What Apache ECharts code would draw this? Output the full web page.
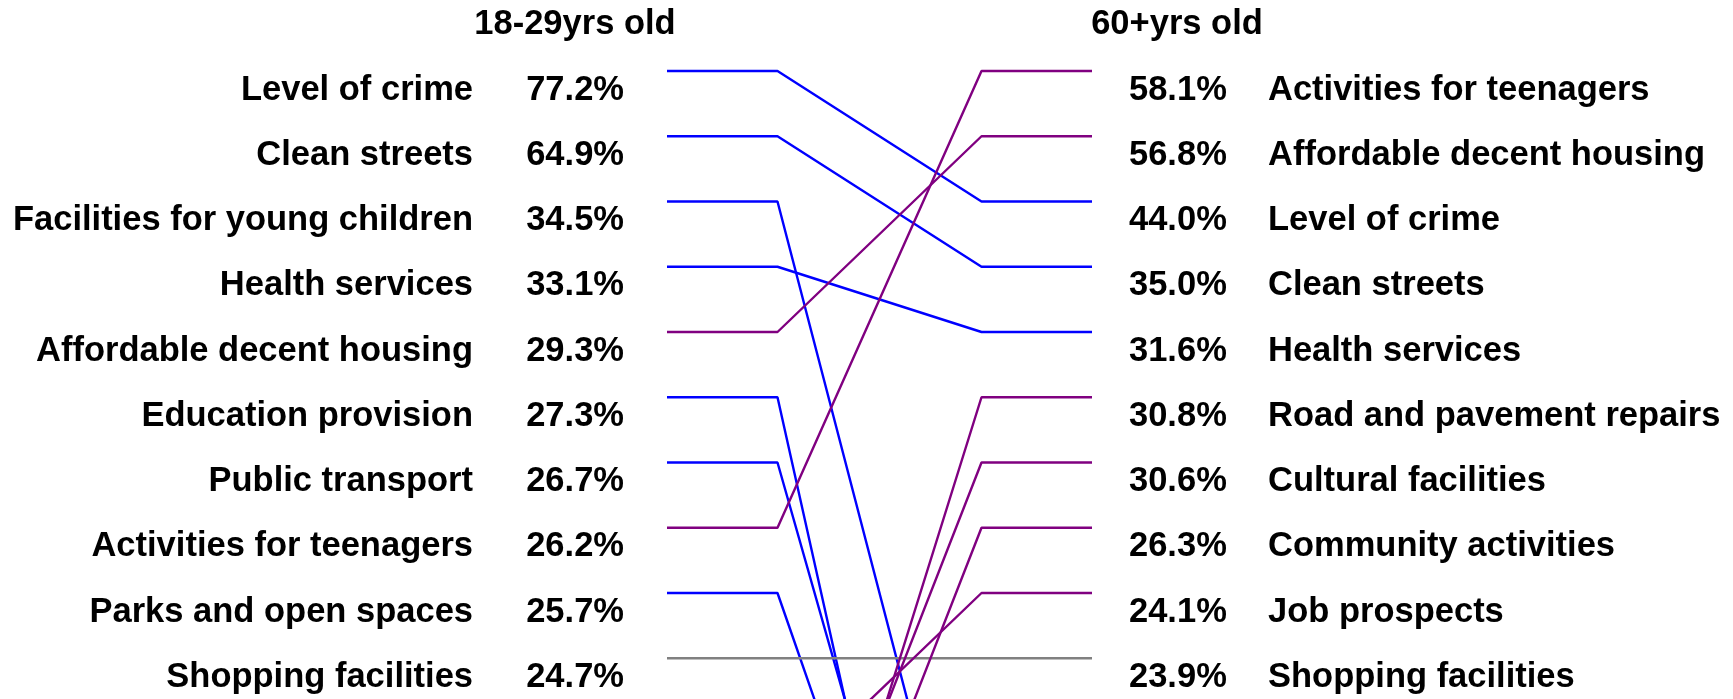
<!DOCTYPE html>
<html>
<head>
<meta charset="utf-8">
<script src="https://cdn.jsdelivr.net/npm/echarts@6/dist/echarts.min.js"></script>
<style>
html,body{margin:0;padding:0;background:#fff;}
#chart{width:1733px;height:699px;}
</style>
</head>
<body>
<div id="chart"></div>
<script>
// ---- Data ----
const groupLeft = '18-29yrs old';
const groupRight = '60+yrs old';

const leftNames = ['Level of crime', 'Clean streets', 'Facilities for young children', 'Health services',
  'Affordable decent housing', 'Education provision', 'Public transport', 'Activities for teenagers',
  'Parks and open spaces', 'Shopping facilities'];
const leftValues = [77.2, 64.9, 34.5, 33.1, 29.3, 27.3, 26.7, 26.2, 25.7, 24.7];

const rightNames = ['Activities for teenagers', 'Affordable decent housing', 'Level of crime', 'Clean streets',
  'Health services', 'Road and pavement repairs', 'Cultural facilities', 'Community activities',
  'Job prospects', 'Shopping facilities'];
const rightValues = [58.1, 56.8, 44.0, 35.0, 31.6, 30.8, 30.6, 26.3, 24.1, 23.9];

// estimated (off-screen) rank positions of items outside the other group's top ten (0-based)
const hiddenRankInRight = {
  'Facilities for young children': 14,
  'Education provision': 19,
  'Public transport': 17,
  'Parks and open spaces': 17
};
const hiddenRankInLeft = {
  'Road and pavement repairs': 15,
  'Cultural facilities': 14,
  'Community activities': 15,
  'Job prospects': 11
};

// ---- Build ----
const xStops = [0, 0.26, 0.74, 1];
const colorDown = '#0000ff', colorUp = '#800080', colorSame = '#808080';

const allNames = leftNames.concat(rightNames.filter(n => leftNames.indexOf(n) < 0));
const series = allNames.map(name => {
  const li = leftNames.indexOf(name);
  const ri = rightNames.indexOf(name);
  const lr = li >= 0 ? li : hiddenRankInLeft[name];
  const rr = ri >= 0 ? ri : hiddenRankInRight[name];
  const color = rr > lr ? colorDown : (rr < lr ? colorUp : colorSame);
  return {
    type: 'line',
    name: name,
    silent: true,
    symbol: 'none',
    clip: false,
    animation: false,
    lineStyle: { color: color, width: 2.4 },
    itemStyle: { color: color },
    data: [[xStops[0], lr], [xStops[1], lr], [xStops[2], rr], [xStops[3], rr]]
  };
});

const font = 'Liberation Sans, Arial, sans-serif';
const txt = { fontSize: 34.5, fontWeight: 'bold', color: '#000', fontFamily: font };
const rowPx = 65.25;
const axisMax = 9.5;

const chart = echarts.init(document.getElementById('chart'), null, { renderer: 'canvas' });
chart.setOption({
  backgroundColor: '#fff',
  animation: false,
  grid: { left: 667, right: 641, top: 71, height: axisMax * rowPx, containLabel: false, outerBoundsMode: 'none' },
  xAxis: { type: 'value', min: 0, max: 1, show: false },
  yAxis: [
    {
      type: 'value', inverse: true, min: 0, max: axisMax, interval: 1, position: 'left',
      axisLine: { show: false }, axisTick: { show: false }, splitLine: { show: false },
      axisLabel: {
        margin: 43,
        padding: [38, 0, 0, 0],
        showMinLabel: true,
        hideOverlap: false,
        formatter: v => {
          const i = Math.round(v);
          return (Math.abs(v - i) < 1e-6 && i < leftNames.length) ? '{n|' + leftNames[i] + '}{v|' + leftValues[i].toFixed(1) + '%}' : '';
        },
        rich: {
          n: Object.assign({}, txt),
          v: Object.assign({}, txt, { width: 151, align: 'right' })
        }
      }
    },
    {
      type: 'value', inverse: true, min: 0, max: axisMax, interval: 1, position: 'right',
      axisLine: { show: false }, axisTick: { show: false }, splitLine: { show: false },
      axisLabel: {
        margin: 37,
        padding: [38, 0, 0, 0],
        showMinLabel: true,
        hideOverlap: false,
        formatter: v => {
          const i = Math.round(v);
          return (Math.abs(v - i) < 1e-6 && i < rightNames.length) ? '{v|' + rightValues[i].toFixed(1) + '%}{n|' + rightNames[i] + '}' : '';
        },
        rich: {
          v: Object.assign({}, txt, { width: 139, align: 'left' }),
          n: Object.assign({}, txt)
        }
      }
    }
  ],
  graphic: [
    { type: 'text', x: 575, y: 24, style: { text: groupLeft, fontSize: 34.5, fontWeight: 'bold', fontFamily: font, fill: '#000', align: 'center', verticalAlign: 'middle', textAlign: 'center', textVerticalAlign: 'middle' } },
    { type: 'text', x: 1177, y: 24, style: { text: groupRight, fontSize: 34.5, fontWeight: 'bold', fontFamily: font, fill: '#000', align: 'center', verticalAlign: 'middle', textAlign: 'center', textVerticalAlign: 'middle' } }
  ],
  series: series
});
</script>
</body>
</html>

-=-=-

■ **What to produce**
Copy out the listing exactly as it stands, but not the pictures.

■ **Exercise result**
What Apache ECharts code would draw this? Output the full web page.
<!DOCTYPE html>
<html>
<head>
<meta charset="utf-8">
<script src="https://cdn.jsdelivr.net/npm/echarts@6/dist/echarts.min.js"></script>
<style>
html,body{margin:0;padding:0;background:#fff;}
#chart{width:1733px;height:699px;}
</style>
</head>
<body>
<div id="chart"></div>
<script>
// ---- Data ----
const groupLeft = '18-29yrs old';
const groupRight = '60+yrs old';

const leftNames = ['Level of crime', 'Clean streets', 'Facilities for young children', 'Health services',
  'Affordable decent housing', 'Education provision', 'Public transport', 'Activities for teenagers',
  'Parks and open spaces', 'Shopping facilities'];
const leftValues = [77.2, 64.9, 34.5, 33.1, 29.3, 27.3, 26.7, 26.2, 25.7, 24.7];

const rightNames = ['Activities for teenagers', 'Affordable decent housing', 'Level of crime', 'Clean streets',
  'Health services', 'Road and pavement repairs', 'Cultural facilities', 'Community activities',
  'Job prospects', 'Shopping facilities'];
const rightValues = [58.1, 56.8, 44.0, 35.0, 31.6, 30.8, 30.6, 26.3, 24.1, 23.9];

// estimated (off-screen) rank positions of items outside the other group's top ten (0-based)
const hiddenRankInRight = {
  'Facilities for young children': 14,
  'Education provision': 19,
  'Public transport': 17,
  'Parks and open spaces': 17
};
const hiddenRankInLeft = {
  'Road and pavement repairs': 15,
  'Cultural facilities': 14,
  'Community activities': 15,
  'Job prospects': 11
};

// ---- Build ----
const xStops = [0, 0.26, 0.74, 1];
const colorDown = '#0000ff', colorUp = '#800080', colorSame = '#808080';

const allNames = leftNames.concat(rightNames.filter(n => leftNames.indexOf(n) < 0));
const series = allNames.map(name => {
  const li = leftNames.indexOf(name);
  const ri = rightNames.indexOf(name);
  const lr = li >= 0 ? li : hiddenRankInLeft[name];
  const rr = ri >= 0 ? ri : hiddenRankInRight[name];
  const color = rr > lr ? colorDown : (rr < lr ? colorUp : colorSame);
  return {
    type: 'line',
    name: name,
    silent: true,
    symbol: 'none',
    clip: false,
    animation: false,
    lineStyle: { color: color, width: 2.4 },
    itemStyle: { color: color },
    data: [[xStops[0], lr], [xStops[1], lr], [xStops[2], rr], [xStops[3], rr]]
  };
});

const font = 'Liberation Sans, Arial, sans-serif';
const txt = { fontSize: 34.5, fontWeight: 'bold', color: '#000', fontFamily: font };
const rowPx = 65.25;
const axisMax = 9.5;

const chart = echarts.init(document.getElementById('chart'), null, { renderer: 'canvas' });
chart.setOption({
  backgroundColor: '#fff',
  animation: false,
  grid: { left: 667, right: 641, top: 71, height: axisMax * rowPx, containLabel: false, outerBoundsMode: 'none' },
  xAxis: { type: 'value', min: 0, max: 1, show: false },
  yAxis: [
    {
      type: 'value', inverse: true, min: 0, max: axisMax, interval: 1, position: 'left',
      axisLine: { show: false }, axisTick: { show: false }, splitLine: { show: false },
      axisLabel: {
        margin: 43,
        padding: [38, 0, 0, 0],
        showMinLabel: true,
        hideOverlap: false,
        formatter: v => {
          const i = Math.round(v);
          return (Math.abs(v - i) < 1e-6 && i < leftNames.length) ? '{n|' + leftNames[i] + '}{v|' + leftValues[i].toFixed(1) + '%}' : '';
        },
        rich: {
          n: Object.assign({}, txt),
          v: Object.assign({}, txt, { width: 151, align: 'right' })
        }
      }
    },
    {
      type: 'value', inverse: true, min: 0, max: axisMax, interval: 1, position: 'right',
      axisLine: { show: false }, axisTick: { show: false }, splitLine: { show: false },
      axisLabel: {
        margin: 37,
        padding: [38, 0, 0, 0],
        showMinLabel: true,
        hideOverlap: false,
        formatter: v => {
          const i = Math.round(v);
          return (Math.abs(v - i) < 1e-6 && i < rightNames.length) ? '{v|' + rightValues[i].toFixed(1) + '%}{n|' + rightNames[i] + '}' : '';
        },
        rich: {
          v: Object.assign({}, txt, { width: 139, align: 'left' }),
          n: Object.assign({}, txt)
        }
      }
    }
  ],
  graphic: [
    { type: 'text', x: 575, y: 24, style: { text: groupLeft, fontSize: 34.5, fontWeight: 'bold', fontFamily: font, fill: '#000', align: 'center', verticalAlign: 'middle', textAlign: 'center', textVerticalAlign: 'middle' } },
    { type: 'text', x: 1177, y: 24, style: { text: groupRight, fontSize: 34.5, fontWeight: 'bold', fontFamily: font, fill: '#000', align: 'center', verticalAlign: 'middle', textAlign: 'center', textVerticalAlign: 'middle' } }
  ],
  series: series
});
</script>
</body>
</html>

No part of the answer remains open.